BALTIMORE (WJZ) — It’s moving day for an East Baltimore family whose new home was built thanks in part to some Orioles’ wives.
Andrea Fujii explains how women helping women made it possible.
It may be a gloomy day outside Tuesday, but inside it’s all smiles and dancing as a woman and her son toured their new Habitat for Humanity home.
“I like it and I just want to be in our own house,” said 9-year-old Jayden Jordan.
And after eight months of hard work, they have the keys.
Construction on the East Baltimore home began in May, complete with help from the Orioles’ wives, including manager Buck Showalter’s wife.
“Home life is such an important structure to have, and the fact that you can be a part of that and help somebody else have a wonderful home,” said Angela Showalter.
This home is part of the organization’s “Women Build” project.
“The women build houses. Seventy-five percent of the labor is built by women; 100 percent of the funds are raised by women,” said Madeline Manlove, Habitat for Humanity.
Homeowner Sequoia Gaylord contributed 250 hours of sweat equity.
“I can pinpoint things, walls I’ve knocked down and work I’ve done in the backyard,” Gaylord said.
And there is a mortgage.

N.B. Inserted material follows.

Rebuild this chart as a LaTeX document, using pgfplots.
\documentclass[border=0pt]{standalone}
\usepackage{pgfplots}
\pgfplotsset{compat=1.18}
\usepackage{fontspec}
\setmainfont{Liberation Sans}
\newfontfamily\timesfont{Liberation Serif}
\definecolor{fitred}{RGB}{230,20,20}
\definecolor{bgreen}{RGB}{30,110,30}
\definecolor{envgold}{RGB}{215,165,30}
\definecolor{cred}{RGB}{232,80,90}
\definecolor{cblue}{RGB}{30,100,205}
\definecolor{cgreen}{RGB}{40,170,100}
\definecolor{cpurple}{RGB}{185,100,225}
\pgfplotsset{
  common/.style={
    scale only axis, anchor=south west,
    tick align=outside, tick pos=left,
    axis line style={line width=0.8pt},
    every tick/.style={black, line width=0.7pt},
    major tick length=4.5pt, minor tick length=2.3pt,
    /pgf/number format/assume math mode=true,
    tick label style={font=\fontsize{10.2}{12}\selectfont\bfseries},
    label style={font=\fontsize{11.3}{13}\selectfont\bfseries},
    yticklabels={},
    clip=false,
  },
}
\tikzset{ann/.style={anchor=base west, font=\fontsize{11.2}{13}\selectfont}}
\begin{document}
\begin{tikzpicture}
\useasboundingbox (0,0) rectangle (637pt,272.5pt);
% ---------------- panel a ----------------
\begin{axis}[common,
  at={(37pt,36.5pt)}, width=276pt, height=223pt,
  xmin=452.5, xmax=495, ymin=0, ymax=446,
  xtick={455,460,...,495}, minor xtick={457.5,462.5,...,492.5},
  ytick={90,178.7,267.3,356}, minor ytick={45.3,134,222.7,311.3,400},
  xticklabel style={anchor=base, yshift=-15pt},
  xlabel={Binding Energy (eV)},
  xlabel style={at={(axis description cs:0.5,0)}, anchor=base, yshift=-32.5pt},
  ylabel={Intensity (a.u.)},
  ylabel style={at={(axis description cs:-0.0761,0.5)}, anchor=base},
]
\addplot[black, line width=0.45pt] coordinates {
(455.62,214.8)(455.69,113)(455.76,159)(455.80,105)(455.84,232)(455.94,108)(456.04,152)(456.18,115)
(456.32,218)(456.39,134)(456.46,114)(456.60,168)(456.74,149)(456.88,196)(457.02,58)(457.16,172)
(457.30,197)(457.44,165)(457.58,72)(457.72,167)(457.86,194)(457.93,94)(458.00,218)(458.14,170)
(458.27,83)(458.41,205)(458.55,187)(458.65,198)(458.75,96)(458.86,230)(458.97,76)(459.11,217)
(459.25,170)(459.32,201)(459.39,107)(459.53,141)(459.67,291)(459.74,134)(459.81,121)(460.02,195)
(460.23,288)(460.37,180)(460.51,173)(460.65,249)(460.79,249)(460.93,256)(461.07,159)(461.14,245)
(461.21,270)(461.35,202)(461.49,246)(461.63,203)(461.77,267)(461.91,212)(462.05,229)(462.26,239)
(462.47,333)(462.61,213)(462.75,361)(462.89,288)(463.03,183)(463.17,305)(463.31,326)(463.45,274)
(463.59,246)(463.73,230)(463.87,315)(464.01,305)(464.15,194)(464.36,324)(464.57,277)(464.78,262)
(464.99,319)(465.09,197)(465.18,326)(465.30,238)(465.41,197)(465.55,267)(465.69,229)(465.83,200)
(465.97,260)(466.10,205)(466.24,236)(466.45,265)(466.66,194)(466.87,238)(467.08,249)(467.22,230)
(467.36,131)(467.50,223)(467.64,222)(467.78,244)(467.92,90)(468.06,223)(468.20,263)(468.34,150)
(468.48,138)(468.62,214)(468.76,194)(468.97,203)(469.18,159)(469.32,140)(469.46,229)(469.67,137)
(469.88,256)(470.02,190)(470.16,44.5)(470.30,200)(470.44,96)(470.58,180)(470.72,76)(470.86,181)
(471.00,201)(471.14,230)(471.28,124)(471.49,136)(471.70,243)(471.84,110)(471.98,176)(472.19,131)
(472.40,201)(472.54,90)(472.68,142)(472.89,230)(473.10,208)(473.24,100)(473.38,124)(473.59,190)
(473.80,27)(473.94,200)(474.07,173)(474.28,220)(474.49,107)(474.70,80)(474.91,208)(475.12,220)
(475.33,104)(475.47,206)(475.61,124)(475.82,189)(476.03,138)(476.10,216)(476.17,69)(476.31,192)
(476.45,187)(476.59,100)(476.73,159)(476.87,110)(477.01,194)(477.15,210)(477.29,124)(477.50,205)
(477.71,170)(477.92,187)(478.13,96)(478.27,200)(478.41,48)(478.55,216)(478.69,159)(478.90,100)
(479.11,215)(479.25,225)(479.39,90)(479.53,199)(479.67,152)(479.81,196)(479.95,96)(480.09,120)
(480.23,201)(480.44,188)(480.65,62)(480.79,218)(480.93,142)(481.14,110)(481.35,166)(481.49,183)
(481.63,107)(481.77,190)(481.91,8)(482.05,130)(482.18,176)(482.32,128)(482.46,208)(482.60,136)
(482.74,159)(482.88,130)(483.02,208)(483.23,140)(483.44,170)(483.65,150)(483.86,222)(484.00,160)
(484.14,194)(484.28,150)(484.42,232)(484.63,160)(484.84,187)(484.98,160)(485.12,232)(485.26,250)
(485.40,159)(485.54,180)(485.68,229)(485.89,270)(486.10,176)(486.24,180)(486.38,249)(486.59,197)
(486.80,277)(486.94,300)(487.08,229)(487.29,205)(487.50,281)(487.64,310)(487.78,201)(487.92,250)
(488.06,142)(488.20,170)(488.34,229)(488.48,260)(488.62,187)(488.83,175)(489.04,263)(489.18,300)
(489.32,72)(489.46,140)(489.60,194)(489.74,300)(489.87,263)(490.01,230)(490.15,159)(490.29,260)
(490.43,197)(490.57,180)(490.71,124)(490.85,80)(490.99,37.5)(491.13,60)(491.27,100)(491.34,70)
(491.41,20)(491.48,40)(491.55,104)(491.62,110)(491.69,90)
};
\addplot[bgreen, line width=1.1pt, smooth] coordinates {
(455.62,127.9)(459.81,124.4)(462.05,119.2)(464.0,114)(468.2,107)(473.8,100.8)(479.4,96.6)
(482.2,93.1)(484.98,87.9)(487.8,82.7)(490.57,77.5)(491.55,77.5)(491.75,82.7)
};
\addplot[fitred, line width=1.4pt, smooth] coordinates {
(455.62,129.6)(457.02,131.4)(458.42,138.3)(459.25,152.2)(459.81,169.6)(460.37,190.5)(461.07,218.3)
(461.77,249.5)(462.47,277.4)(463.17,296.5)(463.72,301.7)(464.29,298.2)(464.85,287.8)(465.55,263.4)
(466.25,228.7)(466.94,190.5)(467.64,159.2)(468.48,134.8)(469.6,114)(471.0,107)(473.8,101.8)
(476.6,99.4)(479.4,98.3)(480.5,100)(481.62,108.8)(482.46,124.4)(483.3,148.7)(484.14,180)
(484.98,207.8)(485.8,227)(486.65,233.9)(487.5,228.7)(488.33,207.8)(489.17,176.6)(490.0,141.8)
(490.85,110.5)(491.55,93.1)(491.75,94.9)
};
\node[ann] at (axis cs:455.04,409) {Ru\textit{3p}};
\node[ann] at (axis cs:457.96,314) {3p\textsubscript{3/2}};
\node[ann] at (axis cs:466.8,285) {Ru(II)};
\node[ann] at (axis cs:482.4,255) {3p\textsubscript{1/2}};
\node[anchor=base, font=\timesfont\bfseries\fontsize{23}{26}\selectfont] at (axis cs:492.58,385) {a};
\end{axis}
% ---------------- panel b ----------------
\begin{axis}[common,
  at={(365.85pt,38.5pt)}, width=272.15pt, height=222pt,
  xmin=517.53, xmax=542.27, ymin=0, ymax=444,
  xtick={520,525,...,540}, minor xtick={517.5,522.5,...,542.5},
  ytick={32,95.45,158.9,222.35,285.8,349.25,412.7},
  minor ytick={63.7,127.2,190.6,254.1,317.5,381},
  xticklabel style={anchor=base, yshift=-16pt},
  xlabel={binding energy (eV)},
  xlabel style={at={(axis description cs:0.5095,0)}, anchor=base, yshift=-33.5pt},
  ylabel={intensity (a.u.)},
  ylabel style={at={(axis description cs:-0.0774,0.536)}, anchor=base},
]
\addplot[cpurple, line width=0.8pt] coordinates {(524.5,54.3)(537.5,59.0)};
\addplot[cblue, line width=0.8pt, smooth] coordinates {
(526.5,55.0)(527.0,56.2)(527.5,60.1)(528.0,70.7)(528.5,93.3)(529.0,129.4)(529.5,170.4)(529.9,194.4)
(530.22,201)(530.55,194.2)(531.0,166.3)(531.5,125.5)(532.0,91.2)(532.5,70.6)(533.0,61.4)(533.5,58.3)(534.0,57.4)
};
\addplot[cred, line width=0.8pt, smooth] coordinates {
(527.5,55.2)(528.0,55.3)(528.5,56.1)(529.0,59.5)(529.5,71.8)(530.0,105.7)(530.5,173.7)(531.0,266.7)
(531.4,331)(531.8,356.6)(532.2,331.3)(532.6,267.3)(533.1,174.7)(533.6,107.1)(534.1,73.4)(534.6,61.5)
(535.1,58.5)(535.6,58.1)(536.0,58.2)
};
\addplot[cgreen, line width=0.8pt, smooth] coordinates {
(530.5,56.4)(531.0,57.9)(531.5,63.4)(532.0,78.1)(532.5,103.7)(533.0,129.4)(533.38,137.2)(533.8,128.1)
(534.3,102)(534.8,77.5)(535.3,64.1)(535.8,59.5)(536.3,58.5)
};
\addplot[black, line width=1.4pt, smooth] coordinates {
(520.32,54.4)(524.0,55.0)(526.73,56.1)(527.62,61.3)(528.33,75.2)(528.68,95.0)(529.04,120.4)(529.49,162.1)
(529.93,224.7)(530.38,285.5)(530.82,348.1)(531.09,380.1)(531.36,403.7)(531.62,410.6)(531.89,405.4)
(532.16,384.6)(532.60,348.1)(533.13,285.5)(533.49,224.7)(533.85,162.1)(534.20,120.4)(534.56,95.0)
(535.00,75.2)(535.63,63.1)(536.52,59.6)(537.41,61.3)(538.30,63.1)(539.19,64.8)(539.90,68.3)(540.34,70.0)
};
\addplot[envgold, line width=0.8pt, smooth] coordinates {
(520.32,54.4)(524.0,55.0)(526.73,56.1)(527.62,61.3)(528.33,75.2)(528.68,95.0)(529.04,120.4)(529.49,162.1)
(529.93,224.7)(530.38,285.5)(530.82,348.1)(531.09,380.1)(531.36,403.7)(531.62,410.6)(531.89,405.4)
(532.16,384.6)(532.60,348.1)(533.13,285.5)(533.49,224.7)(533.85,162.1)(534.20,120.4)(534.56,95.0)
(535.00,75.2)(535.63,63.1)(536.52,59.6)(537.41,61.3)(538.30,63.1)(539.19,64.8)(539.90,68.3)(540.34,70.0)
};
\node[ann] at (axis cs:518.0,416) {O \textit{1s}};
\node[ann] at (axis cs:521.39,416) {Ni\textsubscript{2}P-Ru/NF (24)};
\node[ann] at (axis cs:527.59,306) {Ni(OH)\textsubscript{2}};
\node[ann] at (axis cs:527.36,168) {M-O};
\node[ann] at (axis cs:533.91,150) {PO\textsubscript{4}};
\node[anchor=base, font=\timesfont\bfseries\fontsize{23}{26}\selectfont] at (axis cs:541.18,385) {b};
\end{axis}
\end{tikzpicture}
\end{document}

The family will pay one-third of their monthly income at zero percent interest.
The family’s move from a rough neighborhood means peace of mind.
“I can at least feel more confident with my son being outside and playing and I guess better school systems,” Gaylord said.
And a room Jordan doesn’t ever have to share.
“Because it’s mine,” he said. “I own it.”
Habitat for Humanity has built 35 homes for Baltimore and Anne Arundel County families so far this year.